◆ SHORT EXERCISE:
State the number of lines that contain "this", with no other text.

◆ EXCERPTED DATA:
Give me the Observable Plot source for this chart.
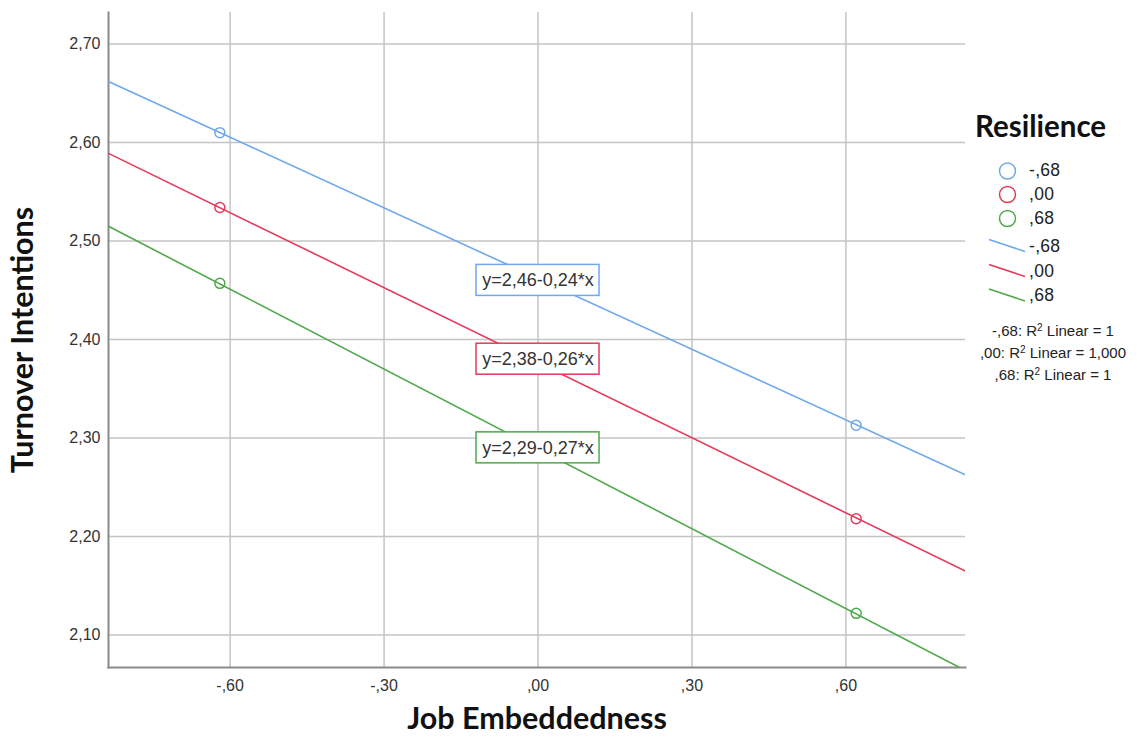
<!DOCTYPE html>
<html>
<head>
<meta charset="utf-8">
<script src="https://cdn.jsdelivr.net/npm/d3@7"></script>
<script src="https://cdn.jsdelivr.net/npm/@observablehq/plot@0.6"></script>
<style>
  html, body { margin: 0; padding: 0; background: #fff; }
  #wrap { position: relative; width: 1137px; height: 745px; overflow: hidden; }
  .lg { position: absolute; font-family: "Liberation Sans", Arial, sans-serif; color: #222; white-space: nowrap; }
</style>
</head>
<body>
<div id="wrap"></div>
<script>
// ---- data ----
const groups = ["-,68", ",00", ",68"];               // Resilience levels
const colors = ["#6fa8ec", "#e5395c", "#4fa84b"];
const pointX = [-0.62, 0.62];                        // Job Embeddedness (±1 SD)
const pointsLow  = [2.610, 2.313];                   // Resilience -,68
const pointsMid  = [2.534, 2.218];                   // Resilience ,00
const pointsHigh = [2.457, 2.122];                   // Resilience ,68
const lineX = [-0.837, 0.840];                       // fit lines span the axis
const lineLow  = [2.662, 2.261];
const lineMid  = [2.589, 2.163];
const lineHigh = [2.515, 2.062];
const intercepts = [2.46, 2.38, 2.29];
const equations = ["y=2,46-0,24*x", "y=2,38-0,26*x", "y=2,29-0,27*x"];
const r2Labels = ["-,68: R", ",00: R", ",68: R"];
const r2Values = ["1", "1,000", "1"];
const xTicks = [-0.6, -0.3, 0, 0.3, 0.6];
const xTickLabels = ["-,60", "-,30", ",00", ",30", ",60"];
const yTicks = [2.1, 2.2, 2.3, 2.4, 2.5, 2.6, 2.7];
const yTickLabels = ["2,10", "2,20", "2,30", "2,40", "2,50", "2,60", "2,70"];

// ---- tables built from the arrays ----
const pointSeries = [pointsLow, pointsMid, pointsHigh];
const lineSeries = [lineLow, lineMid, lineHigh];
const points = [], lines = [];
groups.forEach((g, i) => {
  pointX.forEach((x, j) => points.push({g, x, y: pointSeries[i][j], c: colors[i]}));
  lineX.forEach((x, j) => lines.push({g, x, y: lineSeries[i][j], c: colors[i]}));
});
const eqs = groups.map((g, i) => ({g, y: intercepts[i], text: equations[i], c: colors[i]}));

const font = '"Liberation Sans", Arial, sans-serif';
const titleFont = 'Lato, "Open Sans", sans-serif';

const chart = Plot.plot({
  width: 1137, height: 745,
  marginLeft: 108, marginRight: 172, marginTop: 12, marginBottom: 78,
  style: {fontFamily: font, background: "#fff"},
  x: {domain: [-0.837, 0.833]},
  y: {domain: [2.067, 2.732]},
  marks: [
    Plot.gridX(xTicks, {stroke: "#c4c4c4", strokeOpacity: 1, strokeWidth: 1.5}),
    Plot.gridY(yTicks, {stroke: "#c4c4c4", strokeOpacity: 1, strokeWidth: 1.5}),
    Plot.frame({anchor: "left", stroke: "#8a8a8a", strokeWidth: 2}),
    Plot.frame({anchor: "bottom", stroke: "#8a8a8a", strokeWidth: 2}),
    Plot.axisX(xTicks, {tickSize: 0, tickPadding: 12, fontSize: 16, fill: "#333",
      tickFormat: (d, i) => xTickLabels[i], label: null}),
    Plot.axisY(yTicks, {tickSize: 0, tickPadding: 8, fontSize: 16, fill: "#333",
      tickFormat: (d, i) => yTickLabels[i], label: null}),
    Plot.line(lines, {x: "x", y: "y", z: "g", stroke: "c", strokeWidth: 1.6, clip: true}),
    Plot.dot(points, {x: "x", y: "y", stroke: "c", r: 5, strokeWidth: 1.5, fill: "none"}),
    Plot.rect(eqs, {x1: 0, x2: 0, y1: "y", y2: "y",
      insetLeft: -61.5, insetRight: -61.5, insetTop: -15.5, insetBottom: -15.5,
      fill: "#fff", stroke: "c", strokeWidth: 1.5}),
    Plot.text(eqs, {x: 0, y: "y", text: "text", fontSize: 18, fill: "#333", fontFamily: font}),
    Plot.text(["Job Embeddedness"], {frameAnchor: "bottom", dy: 61, text: d => d,
      fontSize: 30.5, fontWeight: "bold", fill: "#111", fontFamily: titleFont}),
    Plot.text(["Turnover Intentions"], {frameAnchor: "left", dx: -85, rotate: -90, textAnchor: "middle",
      text: d => d, fontSize: 30.5, fontWeight: "bold", fill: "#111", fontFamily: titleFont})
  ]
});

const wrap = document.getElementById("wrap");
wrap.appendChild(chart);

// ---- legend ----
function place(html, left, cy, size, opts = {}) {
  const el = document.createElement("div");
  el.className = "lg";
  el.innerHTML = html;
  el.style.fontSize = size + "px";
  el.style.lineHeight = "1";
  if (opts.bold) { el.style.fontWeight = "bold"; }
  if (opts.family) el.style.fontFamily = opts.family;
  if (opts.color) el.style.color = opts.color;
  if (opts.spacing) el.style.letterSpacing = opts.spacing;
  wrap.appendChild(el);
  const h = el.getBoundingClientRect().height;
  const w = el.getBoundingClientRect().width;
  el.style.top = (cy - h / 2) + "px";
  el.style.left = (opts.center ? left - w / 2 : left) + "px";
  return el;
}
place("Resilience", 975, 126, 29.5, {bold: true, family: titleFont, color: "#111"});

const svg = d3.select(wrap).append("svg")
  .attr("width", 1137).attr("height", 745)
  .style("position", "absolute").style("left", 0).style("top", 0).style("pointer-events", "none");
const circleY = [171, 194.5, 218.5];
const lineY = [246.5, 271.5, 296];
groups.forEach((g, i) => {
  svg.append("circle").attr("cx", 1007.5).attr("cy", circleY[i]).attr("r", 8)
    .attr("fill", "none").attr("stroke", colors[i]).attr("stroke-width", 1.5);
  place(g, 1029, circleY[i], 17.5, {spacing: "0.3px"});
  svg.append("line").attr("x1", 989).attr("y1", lineY[i] - 7).attr("x2", 1025).attr("y2", lineY[i] + 5)
    .attr("stroke", colors[i]).attr("stroke-width", 1.6);
  place(g, 1029, lineY[i], 17.5, {spacing: "0.3px"});
});
const r2Y = [330, 352.5, 374];
groups.forEach((g, i) => {
  place(`${r2Labels[i]}<sup style="font-size:10px;vertical-align:5px">2</sup> Linear = ${r2Values[i]}`, 1053, r2Y[i], 15, {center: true});
});
</script>
</body>
</html>
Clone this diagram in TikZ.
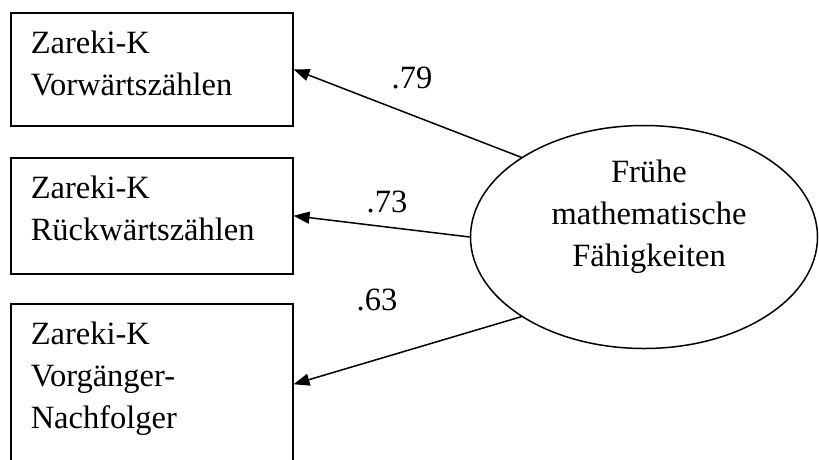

◆ RESULT:
2